A mass A released from the top of a frictionless incline with angle $\theta$ of length 18 m reaches the bottom in 3 seconds. Just when A is released, a second mass B is projected upwards from the bottom along the same incline with some velocity. This mass B travels a certain distance up the incline, stops there momentarily and returns back such that it reaches the bottom along with the mass A, but the two masses do not collide. What is the initial velocity of B ?

6 m/s

For mass A [descending], using : $S = ut + \frac{1}{2}at^2$

$18 = 0 + \frac{1}{2}\times g \sin {\theta} \times 9 $

$sin\theta = \frac{4}{g}$  ... (1)

For mass B, [ascending], using : $v = u + at$

$0 = u - g \sin {\theta} t_1 \text{ ... [ As : v = 0]}$

$u = g \sin {\theta} t_1$

$t_1 = \frac{u}{gsin\theta}$ ... (2)

Let's say mass B moves $x$ distance up the incline.

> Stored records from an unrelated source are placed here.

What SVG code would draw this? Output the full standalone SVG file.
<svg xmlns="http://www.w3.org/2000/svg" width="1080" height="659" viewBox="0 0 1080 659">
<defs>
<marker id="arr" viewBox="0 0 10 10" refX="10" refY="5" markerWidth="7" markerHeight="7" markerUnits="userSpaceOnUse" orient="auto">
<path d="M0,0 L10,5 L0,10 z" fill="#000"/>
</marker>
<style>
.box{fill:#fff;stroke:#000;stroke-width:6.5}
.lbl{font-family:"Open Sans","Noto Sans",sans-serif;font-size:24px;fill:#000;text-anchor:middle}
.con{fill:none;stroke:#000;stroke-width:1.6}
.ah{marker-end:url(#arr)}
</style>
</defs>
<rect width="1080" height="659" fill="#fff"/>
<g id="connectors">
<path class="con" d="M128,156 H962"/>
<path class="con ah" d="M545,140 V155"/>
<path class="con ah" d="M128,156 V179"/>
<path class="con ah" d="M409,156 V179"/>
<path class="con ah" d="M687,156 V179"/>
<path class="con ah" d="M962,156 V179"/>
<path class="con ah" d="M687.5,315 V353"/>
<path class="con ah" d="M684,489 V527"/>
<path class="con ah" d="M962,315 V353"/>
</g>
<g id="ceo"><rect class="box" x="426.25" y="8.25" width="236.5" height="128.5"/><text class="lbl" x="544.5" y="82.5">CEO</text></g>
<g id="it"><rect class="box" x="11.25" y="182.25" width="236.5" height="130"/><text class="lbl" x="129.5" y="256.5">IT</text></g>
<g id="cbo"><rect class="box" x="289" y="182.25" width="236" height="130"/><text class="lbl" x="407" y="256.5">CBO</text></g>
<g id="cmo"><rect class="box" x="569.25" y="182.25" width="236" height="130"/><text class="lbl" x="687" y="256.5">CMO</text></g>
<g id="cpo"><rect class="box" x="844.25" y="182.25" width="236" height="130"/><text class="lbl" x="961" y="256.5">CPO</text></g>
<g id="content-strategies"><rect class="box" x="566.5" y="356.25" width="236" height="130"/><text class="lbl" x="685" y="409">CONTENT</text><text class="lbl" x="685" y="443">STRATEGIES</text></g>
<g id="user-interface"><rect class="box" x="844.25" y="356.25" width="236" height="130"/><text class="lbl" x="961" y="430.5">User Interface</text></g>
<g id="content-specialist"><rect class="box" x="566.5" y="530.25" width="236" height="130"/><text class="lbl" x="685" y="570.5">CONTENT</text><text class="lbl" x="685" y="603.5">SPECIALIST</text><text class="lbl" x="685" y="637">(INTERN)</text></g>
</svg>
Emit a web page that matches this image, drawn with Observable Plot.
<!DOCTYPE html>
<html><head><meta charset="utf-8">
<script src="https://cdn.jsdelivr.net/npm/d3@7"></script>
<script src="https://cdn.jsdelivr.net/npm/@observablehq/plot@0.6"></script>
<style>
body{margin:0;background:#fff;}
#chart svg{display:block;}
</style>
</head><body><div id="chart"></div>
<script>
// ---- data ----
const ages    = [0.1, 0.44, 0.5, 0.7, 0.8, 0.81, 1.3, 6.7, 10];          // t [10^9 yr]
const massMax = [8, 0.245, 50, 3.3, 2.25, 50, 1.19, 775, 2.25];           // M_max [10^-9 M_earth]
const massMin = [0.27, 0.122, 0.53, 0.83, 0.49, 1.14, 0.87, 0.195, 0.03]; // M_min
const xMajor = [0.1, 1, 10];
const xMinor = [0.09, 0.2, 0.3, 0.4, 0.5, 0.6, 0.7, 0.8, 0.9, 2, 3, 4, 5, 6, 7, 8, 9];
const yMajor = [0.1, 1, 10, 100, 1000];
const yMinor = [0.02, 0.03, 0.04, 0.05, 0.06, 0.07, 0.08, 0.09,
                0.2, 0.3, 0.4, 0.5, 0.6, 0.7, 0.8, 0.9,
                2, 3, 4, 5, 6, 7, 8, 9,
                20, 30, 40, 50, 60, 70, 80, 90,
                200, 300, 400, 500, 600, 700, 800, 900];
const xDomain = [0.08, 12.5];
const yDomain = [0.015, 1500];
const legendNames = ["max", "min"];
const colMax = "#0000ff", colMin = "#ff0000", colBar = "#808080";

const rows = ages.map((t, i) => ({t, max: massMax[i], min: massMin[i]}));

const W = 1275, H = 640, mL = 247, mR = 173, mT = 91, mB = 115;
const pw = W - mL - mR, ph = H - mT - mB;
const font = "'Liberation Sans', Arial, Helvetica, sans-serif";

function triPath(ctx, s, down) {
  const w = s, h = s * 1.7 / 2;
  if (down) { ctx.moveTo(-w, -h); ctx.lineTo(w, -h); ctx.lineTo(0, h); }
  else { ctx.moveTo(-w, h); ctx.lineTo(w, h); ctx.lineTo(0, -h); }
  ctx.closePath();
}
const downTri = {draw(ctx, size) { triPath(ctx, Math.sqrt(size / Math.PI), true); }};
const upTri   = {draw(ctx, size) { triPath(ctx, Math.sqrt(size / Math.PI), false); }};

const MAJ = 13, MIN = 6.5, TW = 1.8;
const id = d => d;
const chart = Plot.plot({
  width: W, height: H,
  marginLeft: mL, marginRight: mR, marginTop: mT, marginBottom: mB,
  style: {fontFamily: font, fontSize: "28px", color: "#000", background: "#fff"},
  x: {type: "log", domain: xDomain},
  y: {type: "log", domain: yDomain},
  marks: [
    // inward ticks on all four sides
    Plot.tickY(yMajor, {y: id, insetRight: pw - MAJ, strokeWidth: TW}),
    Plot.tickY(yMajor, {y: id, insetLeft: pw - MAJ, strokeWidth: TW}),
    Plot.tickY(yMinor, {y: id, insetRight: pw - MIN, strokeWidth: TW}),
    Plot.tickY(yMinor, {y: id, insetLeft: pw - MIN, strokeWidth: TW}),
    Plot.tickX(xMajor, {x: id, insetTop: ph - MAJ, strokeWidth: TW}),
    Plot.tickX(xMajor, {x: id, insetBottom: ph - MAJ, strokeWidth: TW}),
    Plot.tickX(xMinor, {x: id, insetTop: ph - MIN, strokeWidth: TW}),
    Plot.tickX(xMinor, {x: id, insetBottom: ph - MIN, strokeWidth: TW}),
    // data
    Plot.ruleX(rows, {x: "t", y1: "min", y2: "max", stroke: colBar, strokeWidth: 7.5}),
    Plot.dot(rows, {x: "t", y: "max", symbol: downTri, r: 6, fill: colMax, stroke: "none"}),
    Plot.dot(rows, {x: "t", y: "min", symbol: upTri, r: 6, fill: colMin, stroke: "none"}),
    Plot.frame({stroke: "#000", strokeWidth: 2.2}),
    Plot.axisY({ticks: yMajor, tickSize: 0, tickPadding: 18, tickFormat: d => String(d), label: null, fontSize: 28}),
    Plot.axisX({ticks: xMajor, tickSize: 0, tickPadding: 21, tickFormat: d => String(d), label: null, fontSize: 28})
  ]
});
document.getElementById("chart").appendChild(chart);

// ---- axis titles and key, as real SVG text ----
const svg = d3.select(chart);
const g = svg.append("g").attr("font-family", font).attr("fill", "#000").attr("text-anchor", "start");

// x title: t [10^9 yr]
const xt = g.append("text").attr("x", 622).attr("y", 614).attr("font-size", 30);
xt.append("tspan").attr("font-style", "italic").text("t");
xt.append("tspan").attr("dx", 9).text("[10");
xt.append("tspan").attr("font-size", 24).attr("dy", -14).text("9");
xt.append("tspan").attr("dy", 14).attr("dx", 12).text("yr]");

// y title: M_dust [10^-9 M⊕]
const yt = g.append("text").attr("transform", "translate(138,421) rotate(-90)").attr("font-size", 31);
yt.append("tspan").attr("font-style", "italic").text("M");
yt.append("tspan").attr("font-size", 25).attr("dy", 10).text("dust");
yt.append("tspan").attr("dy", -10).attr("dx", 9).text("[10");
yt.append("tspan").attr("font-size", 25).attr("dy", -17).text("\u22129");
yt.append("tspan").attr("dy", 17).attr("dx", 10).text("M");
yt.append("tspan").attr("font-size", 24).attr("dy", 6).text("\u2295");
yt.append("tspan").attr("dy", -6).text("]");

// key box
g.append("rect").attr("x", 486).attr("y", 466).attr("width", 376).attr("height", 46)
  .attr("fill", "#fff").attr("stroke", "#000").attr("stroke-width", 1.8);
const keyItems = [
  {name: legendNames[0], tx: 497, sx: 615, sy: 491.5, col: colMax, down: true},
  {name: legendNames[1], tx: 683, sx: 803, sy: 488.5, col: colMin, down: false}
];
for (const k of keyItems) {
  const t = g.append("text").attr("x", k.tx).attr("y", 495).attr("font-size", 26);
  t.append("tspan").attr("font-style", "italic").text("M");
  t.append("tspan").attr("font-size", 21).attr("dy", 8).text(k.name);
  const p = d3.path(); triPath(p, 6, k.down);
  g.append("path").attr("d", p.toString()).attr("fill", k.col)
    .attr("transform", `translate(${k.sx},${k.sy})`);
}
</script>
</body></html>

Using : $v^2 = u^2 - 2g \sin {\theta}$

$0 = u^2 - 2 g \sin {\theta}x$

$u^2= 2gsin\theta x $ ... (3)

For the descend of B, using : $S = ut + \frac{1}{2}\times at^2$

$x = ut_2 + \frac{1}{2}\times g\times \sin {\theta}\times t_2^2 $

$\Rightarrow x = \frac{1}{2}\times g\times \sin {\theta}t_2^2$

$t_2^2 = \frac{2x}{g \sin {\theta}} \text{ ... (4)}$

$t_1 + t_2 = 3 \text{ ... [given]}$

From (2) and (4), we get :

$\frac{u}{g\times \sin {\theta}} + \sqrt{\frac{2x}{g \sin {\theta}}} = 3$

Using the value of $x$ from (3), we get :

$\frac{u}{g\times \sin {\theta}} + \frac{u}{g\times \sin {\theta}} = 3 $

$\Rightarrow \frac{2u}{g \sin {\theta}} = 3$

Using the value of $\sin {\theta}$ from (1), we get :

$\frac{2u}{g}\times \frac{g}{4} = 3$

$\Rightarrow u = 6 m/s$